What to do | Reproduce the listing below exactly. Pictures do not belong in the copy.

.....

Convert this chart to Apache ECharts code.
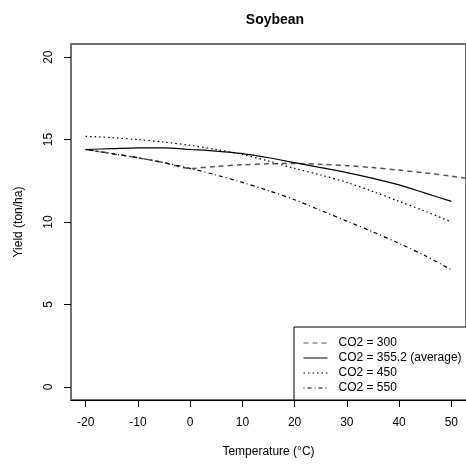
<!DOCTYPE html>
<html><head><meta charset="utf-8">
<script src="https://cdn.jsdelivr.net/npm/echarts@6/dist/echarts.min.js"></script>
<style>html,body{margin:0;padding:0;background:#fff}#c{width:466px;height:465px}</style>
</head><body><div id="c"></div>
<script>
const temps = [-20,-15,-10,-5,0,5,10,15,20,25,30,35,40,45,50];
const temps300 = [-20,-15,-10,-5,0,5,10,15,20,25,30,35,40,45,50,55];
const co2_300 = [14.4,14.15,13.9,13.6,13.25,13.37,13.47,13.53,13.55,13.5,13.42,13.3,13.15,12.98,12.78,12.55];
const co2_355 = [14.4,14.45,14.5,14.5,14.4,14.3,14.15,13.9,13.6,13.3,13.0,12.65,12.25,11.75,11.25];
const co2_450 = [15.2,15.12,15.0,14.85,14.65,14.4,14.1,13.7,13.25,12.85,12.4,11.85,11.25,10.65,10.0];
const co2_550 = [14.4,14.15,13.9,13.6,13.25,12.85,12.4,11.9,11.35,10.7,10.05,9.4,8.7,7.95,7.1];
const xTicks = [-20,-10,0,10,20,30,40,50];
const yTicks = [0,5,10,15,20];
const seriesNames = ['CO2 = 300','CO2 = 355.2 (average)','CO2 = 450','CO2 = 550'];
const titleText = 'Soybean';
const xName = 'Temperature (°C)';
const yName = 'Yield (ton/ha)';

const pair = (xs, ys) => xs.map((x,i)=>[x, ys[i]]);
const FONT = 'Liberation Sans, Arial, sans-serif';
const chart = echarts.init(document.getElementById('c'), null, {renderer:'canvas'});
chart.setOption({
  animation:false,
  backgroundColor:'#fff',
  title:{text:titleText,left:270,top:8,textAlign:'center',
    textStyle:{fontFamily:FONT,fontWeight:'bold',fontSize:14,color:'#000'}},
  grid:{left:71,top:44,width:399,height:356,show:true,borderColor:'#707070',borderWidth:2,backgroundColor:'transparent'},
  legend:{orient:'vertical',left:294,top:327,padding:[9,12,5,9],itemGap:1,itemWidth:24,itemHeight:14,
    borderColor:'#000',borderWidth:1,backgroundColor:'#fff',
    itemStyle:{opacity:0},
    lineStyle:{width:1},
    textStyle:{fontFamily:FONT,fontSize:12,color:'#000',padding:[0,0,0,6],height:14,lineHeight:14},
    data:seriesNames},
  xAxis:{type:'value',min:-22.8,max:52.8,
    name:xName,nameLocation:'middle',nameGap:46,
    nameTextStyle:{fontFamily:FONT,fontSize:12,color:'#000'},
    axisLine:{show:true,onZero:false,lineStyle:{color:'#000',width:1}},
    axisTick:{show:true,length:7,customValues:xTicks,lineStyle:{color:'#000'}},
    axisLabel:{customValues:xTicks,margin:17,fontFamily:FONT,fontSize:12,color:'#000'},
    splitLine:{show:false}},
  yAxis:{type:'value',min:-0.8,max:20.8,
    name:yName,nameLocation:'middle',nameGap:46,nameRotate:90,
    nameTextStyle:{fontFamily:FONT,fontSize:12,color:'#000'},
    axisLine:{show:false,onZero:false},
    axisTick:{show:true,length:7,customValues:yTicks,lineStyle:{color:'#000'}},
    axisLabel:{customValues:yTicks,rotate:90,margin:16,fontFamily:FONT,fontSize:12,color:'#000'},
    splitLine:{show:false}},
  series:[
    {name:seriesNames[0],type:'line',data:pair(temps300,co2_300),showSymbol:false,symbol:'none',smooth:0.3,clip:true,
      lineStyle:{color:'#555',width:1.5,type:[5,4]},itemStyle:{color:'#555'}},
    {name:seriesNames[1],type:'line',data:pair(temps,co2_355),showSymbol:false,symbol:'none',smooth:0.3,clip:true,
      lineStyle:{color:'#000',width:1.2,type:'solid'},itemStyle:{color:'#000'}},
    {name:seriesNames[2],type:'line',data:pair(temps,co2_450),showSymbol:false,symbol:'none',smooth:0.3,clip:true,
      lineStyle:{color:'#000',width:1.2,type:[1.5,3]},itemStyle:{color:'#000'}},
    {name:seriesNames[3],type:'line',data:pair(temps,co2_550),showSymbol:false,symbol:'none',smooth:0.3,clip:true,
      lineStyle:{color:'#000',width:1.2,type:[1,3,4,3]},itemStyle:{color:'#000'}}
  ]
});
</script></body></html>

.....

Response to the task |
Convert this chart to Apache ECharts code.
<!DOCTYPE html>
<html><head><meta charset="utf-8">
<script src="https://cdn.jsdelivr.net/npm/echarts@6/dist/echarts.min.js"></script>
<style>html,body{margin:0;padding:0;background:#fff}#c{width:466px;height:465px}</style>
</head><body><div id="c"></div>
<script>
const temps = [-20,-15,-10,-5,0,5,10,15,20,25,30,35,40,45,50];
const temps300 = [-20,-15,-10,-5,0,5,10,15,20,25,30,35,40,45,50,55];
const co2_300 = [14.4,14.15,13.9,13.6,13.25,13.37,13.47,13.53,13.55,13.5,13.42,13.3,13.15,12.98,12.78,12.55];
const co2_355 = [14.4,14.45,14.5,14.5,14.4,14.3,14.15,13.9,13.6,13.3,13.0,12.65,12.25,11.75,11.25];
const co2_450 = [15.2,15.12,15.0,14.85,14.65,14.4,14.1,13.7,13.25,12.85,12.4,11.85,11.25,10.65,10.0];
const co2_550 = [14.4,14.15,13.9,13.6,13.25,12.85,12.4,11.9,11.35,10.7,10.05,9.4,8.7,7.95,7.1];
const xTicks = [-20,-10,0,10,20,30,40,50];
const yTicks = [0,5,10,15,20];
const seriesNames = ['CO2 = 300','CO2 = 355.2 (average)','CO2 = 450','CO2 = 550'];
const titleText = 'Soybean';
const xName = 'Temperature (°C)';
const yName = 'Yield (ton/ha)';

const pair = (xs, ys) => xs.map((x,i)=>[x, ys[i]]);
const FONT = 'Liberation Sans, Arial, sans-serif';
const chart = echarts.init(document.getElementById('c'), null, {renderer:'canvas'});
chart.setOption({
  animation:false,
  backgroundColor:'#fff',
  title:{text:titleText,left:270,top:8,textAlign:'center',
    textStyle:{fontFamily:FONT,fontWeight:'bold',fontSize:14,color:'#000'}},
  grid:{left:71,top:44,width:399,height:356,show:true,borderColor:'#707070',borderWidth:2,backgroundColor:'transparent'},
  legend:{orient:'vertical',left:294,top:327,padding:[9,12,5,9],itemGap:1,itemWidth:24,itemHeight:14,
    borderColor:'#000',borderWidth:1,backgroundColor:'#fff',
    itemStyle:{opacity:0},
    lineStyle:{width:1},
    textStyle:{fontFamily:FONT,fontSize:12,color:'#000',padding:[0,0,0,6],height:14,lineHeight:14},
    data:seriesNames},
  xAxis:{type:'value',min:-22.8,max:52.8,
    name:xName,nameLocation:'middle',nameGap:46,
    nameTextStyle:{fontFamily:FONT,fontSize:12,color:'#000'},
    axisLine:{show:true,onZero:false,lineStyle:{color:'#000',width:1}},
    axisTick:{show:true,length:7,customValues:xTicks,lineStyle:{color:'#000'}},
    axisLabel:{customValues:xTicks,margin:17,fontFamily:FONT,fontSize:12,color:'#000'},
    splitLine:{show:false}},
  yAxis:{type:'value',min:-0.8,max:20.8,
    name:yName,nameLocation:'middle',nameGap:46,nameRotate:90,
    nameTextStyle:{fontFamily:FONT,fontSize:12,color:'#000'},
    axisLine:{show:false,onZero:false},
    axisTick:{show:true,length:7,customValues:yTicks,lineStyle:{color:'#000'}},
    axisLabel:{customValues:yTicks,rotate:90,margin:16,fontFamily:FONT,fontSize:12,color:'#000'},
    splitLine:{show:false}},
  series:[
    {name:seriesNames[0],type:'line',data:pair(temps300,co2_300),showSymbol:false,symbol:'none',smooth:0.3,clip:true,
      lineStyle:{color:'#555',width:1.5,type:[5,4]},itemStyle:{color:'#555'}},
    {name:seriesNames[1],type:'line',data:pair(temps,co2_355),showSymbol:false,symbol:'none',smooth:0.3,clip:true,
      lineStyle:{color:'#000',width:1.2,type:'solid'},itemStyle:{color:'#000'}},
    {name:seriesNames[2],type:'line',data:pair(temps,co2_450),showSymbol:false,symbol:'none',smooth:0.3,clip:true,
      lineStyle:{color:'#000',width:1.2,type:[1.5,3]},itemStyle:{color:'#000'}},
    {name:seriesNames[3],type:'line',data:pair(temps,co2_550),showSymbol:false,symbol:'none',smooth:0.3,clip:true,
      lineStyle:{color:'#000',width:1.2,type:[1,3,4,3]},itemStyle:{color:'#000'}}
  ]
});
</script></body></html>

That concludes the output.